Dear family and friends,
We are writing to you with an update on my (Anne’s) health. On April 18 I was diagnosed with an advanced form of a rare kind of cancer, called Neuroendocrine Tumour (NET) cancer (sometimes also called carcinoid cancer).
My health has been declining for the last six months or so. In September of 2015 we began to notice that I was losing weight, and was not altogether well. Over the next several months we began to ask some questions about my health and tried to get a sense of what could be the cause of my symptoms and difficulties, ruling out various things in the process. In January, we began to suspect that endometriosis (which was diagnosed surgically ten years ago) might be back and causing the pain, discomfort, and other symptoms, including continued weight loss, and we began making plans for treatment. On April 13 I went in for surgery to identify and remove endometriosis. The doctor found a little endometriosis, but not enough to satisfactorily explain all of my symptoms, and when he went looking for other possibilities he noticed my appendix was inflamed, so performed an appendectomy. They sent my appendix and some other tissue for testing and they revealed the cancer. I had a 4.5 cm Grade 1 malignant endocrine carcinoid tumour in my appendix, and another 1 cm tumour metastasized in my left pelvic wall. We do not know for certain yet where the cancer originated and expect to find more tumours. The fact that it has metastasized out of the GI tract and into my pelvis means it is an advanced form of the disease. Grade 1 means it is slow growing, the best news. Judging from the size of the tumour I’ve probably had this cancer for about eight to ten years – it grows very slowly.
It is a very rare kind of cancer – many doctors have not heard of it, and it requires specialized care. There are about two dozen specialists in the world, and none in South Africa, and so we need to seek treatment elsewhere; while there are doctors here with some experience, I have an advanced form of the disease and will need a highly experienced team who focuses on and understands this kind of cancer. We are currently planning to move to Philadelphia to receive care through the University of Pennsylvania’s Penn Global Medicine Program. They have specialists and a clinic set up to care specifically for this kind of cancer and are able to deal with our visa/immigration issues (I am Canadian with no status in the USA).
We are unable to receive treatment in Canada; while there are specialists, Canada’s social medical coverage means I would need to wait three months before being covered for treatment. There is no easy way around this, so we would be struggling against the system to get the care I would need and it would rapidly become very, very expensive.
Coleman’s family is from just outside Philadelphia, and so we will set up our ‘home base’ in Bryn Athyn, at their house. Our children will be able to have stability there with loving care from grandparents, aunts and uncles, extended family and friends, and Coleman will be able to focus on helping me as we face this.
We are currently in South Africa finishing initial tests to determine the extent of the cancer. We will stay for another week or two until these initial tests are completed and then we plan travel for further testing, consultation and treatment.
We know that many of you would like to know more, and would like to know what you can do to help.
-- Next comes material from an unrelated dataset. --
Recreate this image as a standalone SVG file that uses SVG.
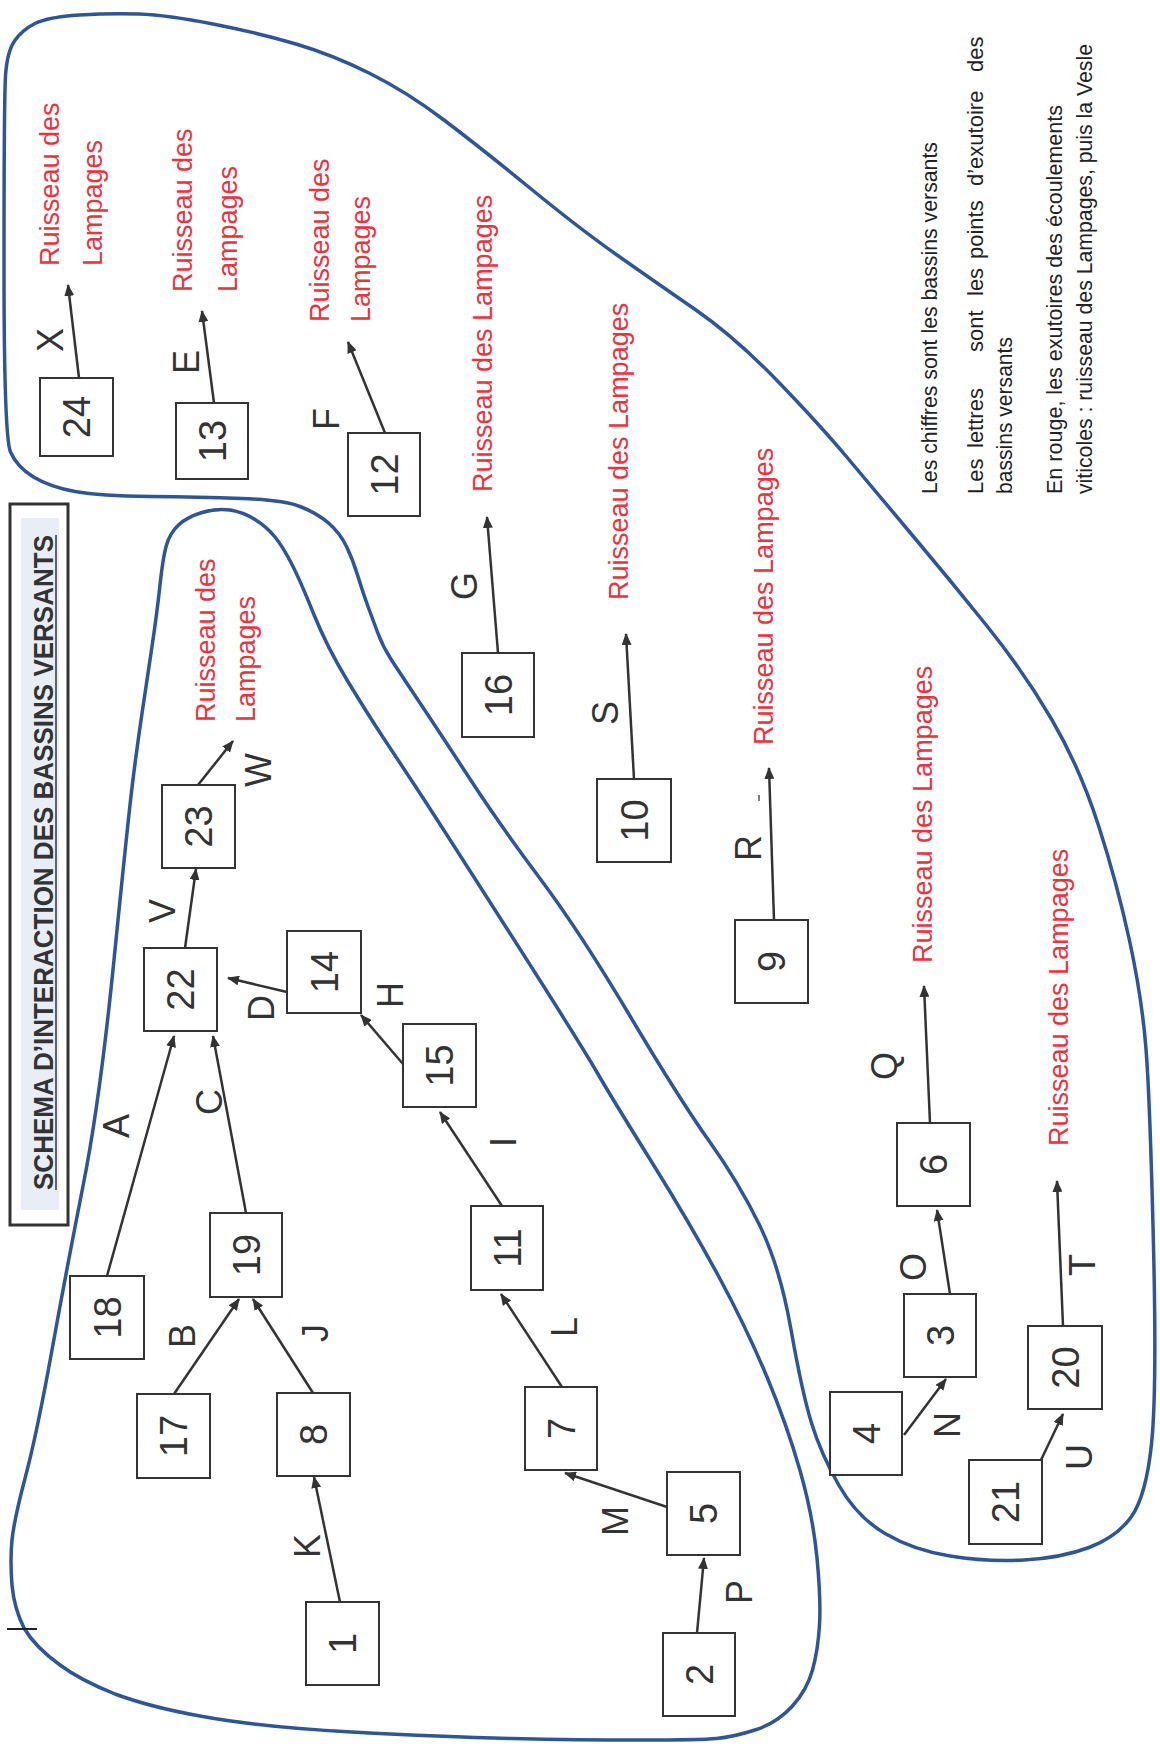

We’ve set up another page on this website called “Cancer” where you will find information about my condition and the disease itself, with resources from a variety of sites. You can also check the page called “Support Us” where you will find prayer requests, and some ideas on practical ways you might be able to lend a hand.
This is difficult news and we are facing a challenging time ahead. We are very grateful for your love, support, care and prayers, and will do our best to keep you updated.
Anne Grace, Coleman, Samuel and Eleanor.